Things that do not change, die. It is the nature of nature to change, so when I am stuck, I move. Move towards healing, move through the pain, move into trusted mystery, move away from people and environments where I do not feel safe. I do not need have a reason to say no. I need to listen and listen and listen until I can hear my instincts – and then trust them. And trust my friends on the other side who have walked every step of this path with me.
When we are violated, it can cause a rip in our field where other beings can come in. Where attachments are made with our abusers and where possessing beings can jump from another person to ourselves. And of course, soul loss, as a result of leaving our bodies at the moment the abuse is occurring. All this can take many years to unravel but it must be done. We all have unique gifts, to give to ourselves fore-mostly and through that, to the world and the people around us. As we do the work, the trauma lessens and the flow reestablishes. Our ability to be the hollow bone for spirit increases and our discernment is refined.

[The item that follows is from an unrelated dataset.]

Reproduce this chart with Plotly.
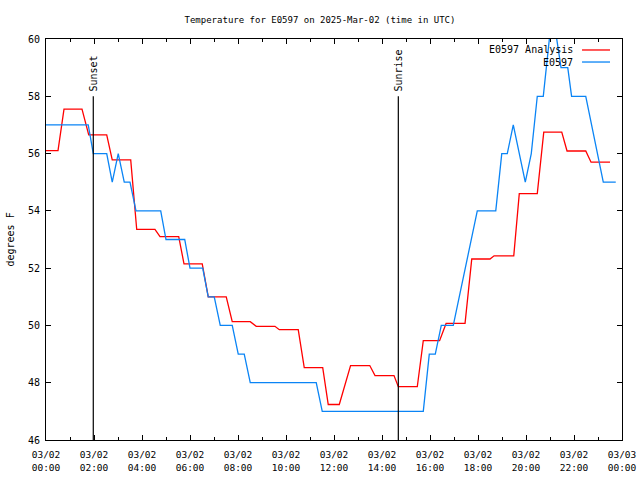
import pandas as pd
import plotly.graph_objects as go

BASE = "2025-03-02"

# E0597 Analysis (red): hours after 00:00 UTC, degrees F
analysis_hours = [0, 0.5, 0.75, 1.5, 1.78, 2.53, 2.76, 3.53, 3.78, 4.54, 4.75, 5.53, 5.75,
                  6.51, 6.76, 7.51, 7.76, 8.51, 8.76, 9.54, 9.72, 10.51, 10.76, 11.53, 11.76,
                  12.22, 12.69, 13.49, 13.71, 14.5, 14.68, 15.47, 15.72, 16.4, 16.67, 17.46,
                  17.74, 18.5, 18.67, 19.49, 19.72, 20.47, 20.74, 21.49, 21.71, 22.49, 22.71, 23.5]
analysis_temps = [56.1, 56.1, 57.55, 57.55, 56.65, 56.65, 55.78, 55.78, 53.35, 53.35, 53.1, 53.1, 52.15,
                  52.15, 51.0, 51.0, 50.13, 50.13, 49.97, 49.97, 49.85, 49.85, 48.53, 48.53, 47.24,
                  47.24, 48.6, 48.6, 48.25, 48.25, 47.86, 47.86, 49.47, 49.47, 50.07, 50.07,
                  52.32, 52.32, 52.43, 52.43, 54.6, 54.6, 56.75, 56.75, 56.09, 56.09, 55.7, 55.7]

# E0597 observations (blue)
obs_hours = [0, 1.76, 1.97, 2.53, 2.76, 3.01, 3.26, 3.5, 3.75, 4.78, 5.0, 5.78, 6.0, 6.53, 6.76,
             7.01, 7.26, 7.76, 8.01, 8.26, 8.51, 11.26, 11.51, 15.72, 15.97, 16.22, 16.47, 16.97,
             17.97, 18.74, 18.99, 19.22, 19.47, 19.97, 20.22, 20.47, 20.72, 21.1, 21.46, 21.74,
             21.9, 22.49, 23.22, 23.74]
obs_temps = [57, 57, 56, 56, 55, 56, 55, 55, 54, 54, 53, 53, 52, 52, 51,
             51, 50, 50, 49, 49, 48, 48, 47, 47, 49, 49, 50, 50,
             54, 54, 56, 56, 57, 55, 56, 58, 58, 61, 59, 59,
             58, 58, 55, 55]

sunset_hour = 1.97
sunrise_hour = 14.68
marker_top = 58

tick_hours = list(range(0, 25, 2))
tick_dates = ["03/02"] * 12 + ["03/03"]
tick_times = ["%02d:00" % (h % 24) for h in tick_hours]

base = pd.Timestamp(BASE)
def to_time(hours):
    return [base + pd.Timedelta(hours=h) for h in hours]

FONT = "DejaVu Sans Mono"
RED = "#ff0000"
BLUE = "#0a84f5"

W, H = 640, 480

fig = go.Figure()
fig.add_trace(go.Scatter(x=to_time(analysis_hours), y=analysis_temps, mode="lines",
                         line=dict(color=RED, width=1.3), name="E0597 Analysis"))
fig.add_trace(go.Scatter(x=to_time(obs_hours), y=obs_temps, mode="lines",
                         line=dict(color=BLUE, width=1.3), name="E0597"))

for hr, label in [(sunset_hour, "Sunset"), (sunrise_hour, "Sunrise")]:
    t = to_time([hr])[0]
    fig.add_shape(type="line", xref="x", yref="y", x0=t, x1=t, y0=46, y1=marker_top,
                  line=dict(color="black", width=1.2))
    fig.add_annotation(x=t, y=marker_top, xref="x", yref="y", text=label, textangle=-90,
                       showarrow=False, xanchor="center", yanchor="bottom", yshift=3,
                       font=dict(family=FONT, size=10, color="black"))

# legend (text right, sample line to its right)
legend_items = [("E0597 Analysis", RED, 0.9726), ("E0597", BLUE, 0.9426)]
for name, col, yy in legend_items:
    fig.add_annotation(x=0.9184, y=yy, xref="paper", yref="paper", text=name, showarrow=False,
                       xanchor="right", yanchor="middle", font=dict(family=FONT, size=10, color="black"))
    fig.add_shape(type="line", xref="paper", yref="paper", x0=0.9306, x1=0.9792, y0=yy, y1=yy,
                  line=dict(color=col, width=1.3))

# y-axis title
fig.add_annotation(x=-0.0625, y=0.5, xref="paper", yref="paper", text="degrees F", textangle=-90,
                   showarrow=False, xanchor="center", yanchor="middle",
                   font=dict(family=FONT, size=10, color="black"))

fig.update_layout(
    width=W, height=H,
    margin=dict(l=46, r=18, t=39, b=40),
    paper_bgcolor="white", plot_bgcolor="white",
    showlegend=False, hovermode=False,
    font=dict(family=FONT, size=10, color="black"),
    title=dict(text="Temperature for E0597 on 2025-Mar-02 (time in UTC)", x=0.5, xref="container",
               y=1 - 20 / H, yref="container", xanchor="center", yanchor="middle",
               automargin=False,
               font=dict(family=FONT, size=9, color="black")),
    xaxis=dict(range=[base, base + pd.Timedelta(hours=24)], type="date", automargin=False,
               tickvals=to_time(tick_hours),
               ticktext=[d + "<br>" + tm for d, tm in zip(tick_dates, tick_times)],
               ticks="inside", ticklen=5, tickcolor="black", tickwidth=1,
               minor=dict(dtick=3600000, ticks="inside", ticklen=3, tickcolor="black", showgrid=False),
               showline=True, linecolor="black", linewidth=1, mirror="ticks",
               showgrid=False, zeroline=False, ticklabelstandoff=6,
               tickfont=dict(family=FONT, size=9.5)),
    yaxis=dict(range=[46, 60], tickvals=[46, 48, 50, 52, 54, 56, 58, 60], automargin=False,
               ticks="inside", ticklen=5, tickcolor="black", tickwidth=1,
               showline=True, linecolor="black", linewidth=1, mirror="ticks",
               showgrid=False, zeroline=False, ticklabelstandoff=3,
               tickfont=dict(family=FONT, size=10)),
)

# remove the browser's default 8px body margin so the figure fills the window exactly
fig.write_html("out.html", config={"displayModeBar": False, "staticPlot": True},
               post_script="document.body.style.margin='0';")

As humans, we are naturally hollow bones. To find our song in what makes us the most happy is the hollow bone that we are born to be. That is what, in my view makes us different than the other people’s on the planet. Us humans are hollow bones for a variety of things, not just humanness.
May you find healing in the #metoo expression that is happening right now. May the triggers not make you feel alone as much as you feel one with the rest of us who have had to travel this path alone as well. Collectively, we put together the pieces needed to find our path through healing to our divinity.